Coming to select theaters in December and nationwide January 2025, is the moving and visceral adaptation of Colson Whitehead’s novel– Nickel Boys. Recently during the press conference, co-writer and director RaMell Ross shared why he chose to tell this story through a first person point of view.
Nickel Boys Director RaMell Ross Explains The Use of First Point of View
There are two things that will immediately strike you when you watch Nickel Boys. First is the aspect ratio–no your local theater did not mess something up) and second is the fact that the film is shown via first person point of view. Both of these choices were intentional according to director and co-writer RaMell Ross.
“One thing that the Dozier School boys were robbed of was life. So how do you make a film that is giving them life? How do you make a film that is more about them living? Maybe the context of the film is their death, but the process and the execution of the film is their life. […] Elwood’s death is not the center of the film. It’s about his relationship with Turner. It’s about the love that he had with Hattie. It’s about Turner living for Elwood, about him taking Elwood into his body by his name and continuing to live.

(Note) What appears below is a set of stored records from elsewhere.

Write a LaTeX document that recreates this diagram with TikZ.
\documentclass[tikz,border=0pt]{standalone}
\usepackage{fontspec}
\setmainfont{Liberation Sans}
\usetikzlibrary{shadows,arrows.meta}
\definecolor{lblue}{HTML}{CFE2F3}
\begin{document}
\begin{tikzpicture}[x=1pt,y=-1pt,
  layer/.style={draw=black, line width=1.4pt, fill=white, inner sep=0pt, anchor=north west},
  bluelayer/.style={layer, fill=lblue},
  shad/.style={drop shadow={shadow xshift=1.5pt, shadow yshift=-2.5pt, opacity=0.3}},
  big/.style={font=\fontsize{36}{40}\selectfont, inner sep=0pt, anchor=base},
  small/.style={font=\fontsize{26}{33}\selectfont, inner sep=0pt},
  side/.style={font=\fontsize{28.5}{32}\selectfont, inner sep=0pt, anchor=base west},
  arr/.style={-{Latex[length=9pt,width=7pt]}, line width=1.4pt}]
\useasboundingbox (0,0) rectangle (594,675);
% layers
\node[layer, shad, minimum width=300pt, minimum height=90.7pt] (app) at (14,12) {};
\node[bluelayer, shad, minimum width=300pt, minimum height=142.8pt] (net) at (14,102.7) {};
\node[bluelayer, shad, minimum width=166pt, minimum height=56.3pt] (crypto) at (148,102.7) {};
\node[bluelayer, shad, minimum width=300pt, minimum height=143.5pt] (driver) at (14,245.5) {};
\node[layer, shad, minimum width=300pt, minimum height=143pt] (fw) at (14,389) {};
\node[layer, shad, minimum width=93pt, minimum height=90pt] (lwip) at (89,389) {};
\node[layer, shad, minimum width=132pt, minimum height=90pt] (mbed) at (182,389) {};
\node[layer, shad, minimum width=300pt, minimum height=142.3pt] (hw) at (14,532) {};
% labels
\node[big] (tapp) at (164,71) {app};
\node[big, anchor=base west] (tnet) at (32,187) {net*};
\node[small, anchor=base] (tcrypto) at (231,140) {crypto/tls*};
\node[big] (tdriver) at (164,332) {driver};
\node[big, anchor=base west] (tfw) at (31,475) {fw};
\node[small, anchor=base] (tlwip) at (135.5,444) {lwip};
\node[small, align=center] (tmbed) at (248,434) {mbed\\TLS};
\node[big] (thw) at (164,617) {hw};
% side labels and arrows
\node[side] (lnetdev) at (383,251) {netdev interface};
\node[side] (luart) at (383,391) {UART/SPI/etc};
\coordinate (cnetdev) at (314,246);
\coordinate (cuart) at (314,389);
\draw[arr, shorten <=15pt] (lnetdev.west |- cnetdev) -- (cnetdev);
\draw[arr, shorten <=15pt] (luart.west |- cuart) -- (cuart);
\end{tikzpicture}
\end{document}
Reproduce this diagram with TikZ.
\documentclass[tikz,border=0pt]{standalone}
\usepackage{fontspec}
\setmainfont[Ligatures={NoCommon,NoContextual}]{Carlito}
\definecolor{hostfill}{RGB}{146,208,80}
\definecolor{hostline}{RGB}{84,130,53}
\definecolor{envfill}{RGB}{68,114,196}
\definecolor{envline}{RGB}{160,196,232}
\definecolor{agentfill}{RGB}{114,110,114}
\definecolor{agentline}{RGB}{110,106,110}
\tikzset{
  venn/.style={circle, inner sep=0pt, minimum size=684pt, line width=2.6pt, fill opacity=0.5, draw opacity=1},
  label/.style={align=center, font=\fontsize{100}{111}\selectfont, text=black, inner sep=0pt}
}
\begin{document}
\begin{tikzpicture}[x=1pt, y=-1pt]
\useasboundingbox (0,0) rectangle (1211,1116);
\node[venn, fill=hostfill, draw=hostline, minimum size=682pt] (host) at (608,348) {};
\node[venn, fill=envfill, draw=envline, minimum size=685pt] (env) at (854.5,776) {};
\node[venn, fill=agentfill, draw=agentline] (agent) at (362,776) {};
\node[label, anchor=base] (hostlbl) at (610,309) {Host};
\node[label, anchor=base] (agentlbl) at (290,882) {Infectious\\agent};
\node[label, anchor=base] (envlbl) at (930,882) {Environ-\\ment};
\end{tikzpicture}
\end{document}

Something about photography and film, and it’s kind of conceptual, but it’s true, [is that] the camera intensifies objectivity. It fundamentally objectifies. It squishes people into things. And it also has a beautiful way of expressing humanity and connecting us. […] But at the same time, what’s it look like for the camera to be inside us? I like to say that human beings are the real documents of civilization. It’s in us. And that’s, I think, the core reason why it’s POV.”
On the aspect ratio and use of archival footage:
“I make 8×10 and 4×5 photos…so I frame better in that 4:3, but also it’s more fluid with the archival and I knew that that was gonna be kind of essentially the bones of the film.
I think one thing that I’ve been interested in is what happened to the Dozier School boys is not something that could not have happened without photography and film producing blackness in a certain way, right? Like the camera goes into communities, it takes people out and then people have racist ideas and then the image reaffirms that in their minds. And so we wanted to, my co-writer and I, Jocelyn Barnes, use the archival footage to show the different ways in which blackness has been produced over time.
Cinema, news footage, the black family archive […] if we think about the power of the camera and the way in which the camera goes into communities for government reasons and whatnot [making people] kind of visual statistics, right? Their whole person is impossible to come across in those moments. […] Go into the archives and find moments when the person […] looks back at the camera and you see them for a second. […] Take that moment out because that’s the real person, closer to the real person. Bring that into the film [and] have that be a moment of revelation in relationship to the dramatic story, but also kind of rescue them from that stock footage use of their person.”
Nickel Boys will release in NY and LA December 13 and coming nationwide in January. It is rated PG-13 for thematic material involving racism, some strong language including racial slurs, violent content and smoking with a runtime of 2 hours 20 minutes.
*This interview has been edited for length and clarity.